◆ **Work to complete**
Print all of the lines exactly. Any picture among them stays out.

--- START ---

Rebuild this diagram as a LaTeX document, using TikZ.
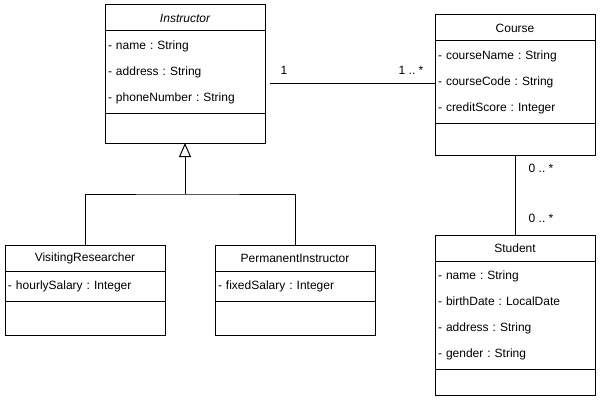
\documentclass[tikz,border=0pt]{standalone}
\usepackage{fontspec}
\setmainfont{Liberation Sans}
\frenchspacing
\usetikzlibrary{positioning,arrows.meta}
\begin{document}
\begin{tikzpicture}[x=1pt, y=-1pt, node distance=0pt, line width=1pt]
  \tikzset{
    classhead/.style={rectangle, draw=black, minimum width=160pt, minimum height=26pt, inner sep=0pt, outer sep=0pt, font=\fontsize{12}{14}\selectfont},
    classattrs/.style={rectangle, draw=black, minimum width=160pt, text width=154pt, align=left, inner xsep=3pt, inner ysep=0pt, outer sep=0pt, font=\fontsize{12}{26}\selectfont},
    classops/.style={rectangle, draw=black, minimum width=160pt, inner sep=0pt, outer sep=0pt},
    multiplicity/.style={inner sep=0pt, font=\fontsize{12}{14}\selectfont},
    inherit/.style={-{Triangle[open, length=14pt, width=12pt]}}
  }
  \useasboundingbox (0,0) rectangle (601,401);

  % Instructor
  \node at (105,5) [classhead, anchor=north west] (instructor) {\itshape Instructor};
  \node [classattrs, minimum height=82pt, below=of instructor] (instructor-attrs) {- name : String\\- address : String\\- phoneNumber : String};
  \node [classops, minimum height=30pt, below=of instructor-attrs] (instructor-ops) {};

  % Course
  \node at (435,15) [classhead, anchor=north west] (course) {Course};
  \node [classattrs, minimum height=82pt, below=of course] (course-attrs) {- courseName : String\\- courseCode : String\\- creditScore : Integer};
  \node [classops, minimum height=32pt, below=of course-attrs] (course-ops) {};

  % Student
  \node at (435,235) [classhead, anchor=north west] (student) {Student};
  \node [classattrs, minimum height=108pt, below=of student] (student-attrs) {- name : String\\- birthDate : LocalDate\\- address : String\\- gender : String};
  \node [classops, minimum height=26pt, below=of student-attrs] (student-ops) {};

  % subclasses
  \node at (5,245) [classhead, anchor=north west] (visiting) {VisitingResearcher};
  \node [classattrs, minimum height=30pt, below=of visiting] (visiting-attrs) {- hourlySalary : Integer};
  \node [classops, minimum height=34pt, below=of visiting-attrs] (visiting-ops) {};

  \node at (215,245) [classhead, anchor=north west] (permanent) {PermanentInstructor};
  \node [classattrs, minimum height=30pt, below=of permanent] (permanent-attrs) {- fixedSalary : Integer};
  \node [classops, minimum height=34pt, below=of permanent-attrs] (permanent-ops) {};

  % associations
  \coordinate (assoc-start) at (270,84);
  \draw (assoc-start) -- (assoc-start -| course-attrs.west);
  \node at (284,70) [multiplicity] (mult-instructor) {1};
  \node at (411,70) [multiplicity] (mult-course) {1 .. *};

  \draw (course-ops.south) -- (student.north);
  \node at (541,168) [multiplicity] (mult-course-student) {0 .. *};
  \node at (541,218) [multiplicity] (mult-student-course) {0 .. *};

  % generalization
  \coordinate (split) at (185,194);
  \draw (visiting.north) |- (split) -| (permanent.north);
  \draw [inherit] (split) -- (instructor-ops.south);
\end{tikzpicture}
\end{document}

--- END ---

◆ **Output for this task**
Rebuild this diagram as a LaTeX document, using TikZ.
\documentclass[tikz,border=0pt]{standalone}
\usepackage{fontspec}
\setmainfont{Liberation Sans}
\frenchspacing
\usetikzlibrary{positioning,arrows.meta}
\begin{document}
\begin{tikzpicture}[x=1pt, y=-1pt, node distance=0pt, line width=1pt]
  \tikzset{
    classhead/.style={rectangle, draw=black, minimum width=160pt, minimum height=26pt, inner sep=0pt, outer sep=0pt, font=\fontsize{12}{14}\selectfont},
    classattrs/.style={rectangle, draw=black, minimum width=160pt, text width=154pt, align=left, inner xsep=3pt, inner ysep=0pt, outer sep=0pt, font=\fontsize{12}{26}\selectfont},
    classops/.style={rectangle, draw=black, minimum width=160pt, inner sep=0pt, outer sep=0pt},
    multiplicity/.style={inner sep=0pt, font=\fontsize{12}{14}\selectfont},
    inherit/.style={-{Triangle[open, length=14pt, width=12pt]}}
  }
  \useasboundingbox (0,0) rectangle (601,401);

  % Instructor
  \node at (105,5) [classhead, anchor=north west] (instructor) {\itshape Instructor};
  \node [classattrs, minimum height=82pt, below=of instructor] (instructor-attrs) {- name : String\\- address : String\\- phoneNumber : String};
  \node [classops, minimum height=30pt, below=of instructor-attrs] (instructor-ops) {};

  % Course
  \node at (435,15) [classhead, anchor=north west] (course) {Course};
  \node [classattrs, minimum height=82pt, below=of course] (course-attrs) {- courseName : String\\- courseCode : String\\- creditScore : Integer};
  \node [classops, minimum height=32pt, below=of course-attrs] (course-ops) {};

  % Student
  \node at (435,235) [classhead, anchor=north west] (student) {Student};
  \node [classattrs, minimum height=108pt, below=of student] (student-attrs) {- name : String\\- birthDate : LocalDate\\- address : String\\- gender : String};
  \node [classops, minimum height=26pt, below=of student-attrs] (student-ops) {};

  % subclasses
  \node at (5,245) [classhead, anchor=north west] (visiting) {VisitingResearcher};
  \node [classattrs, minimum height=30pt, below=of visiting] (visiting-attrs) {- hourlySalary : Integer};
  \node [classops, minimum height=34pt, below=of visiting-attrs] (visiting-ops) {};

  \node at (215,245) [classhead, anchor=north west] (permanent) {PermanentInstructor};
  \node [classattrs, minimum height=30pt, below=of permanent] (permanent-attrs) {- fixedSalary : Integer};
  \node [classops, minimum height=34pt, below=of permanent-attrs] (permanent-ops) {};

  % associations
  \coordinate (assoc-start) at (270,84);
  \draw (assoc-start) -- (assoc-start -| course-attrs.west);
  \node at (284,70) [multiplicity] (mult-instructor) {1};
  \node at (411,70) [multiplicity] (mult-course) {1 .. *};

  \draw (course-ops.south) -- (student.north);
  \node at (541,168) [multiplicity] (mult-course-student) {0 .. *};
  \node at (541,218) [multiplicity] (mult-student-course) {0 .. *};

  % generalization
  \coordinate (split) at (185,194);
  \draw (visiting.north) |- (split) -| (permanent.north);
  \draw [inherit] (split) -- (instructor-ops.south);
\end{tikzpicture}
\end{document}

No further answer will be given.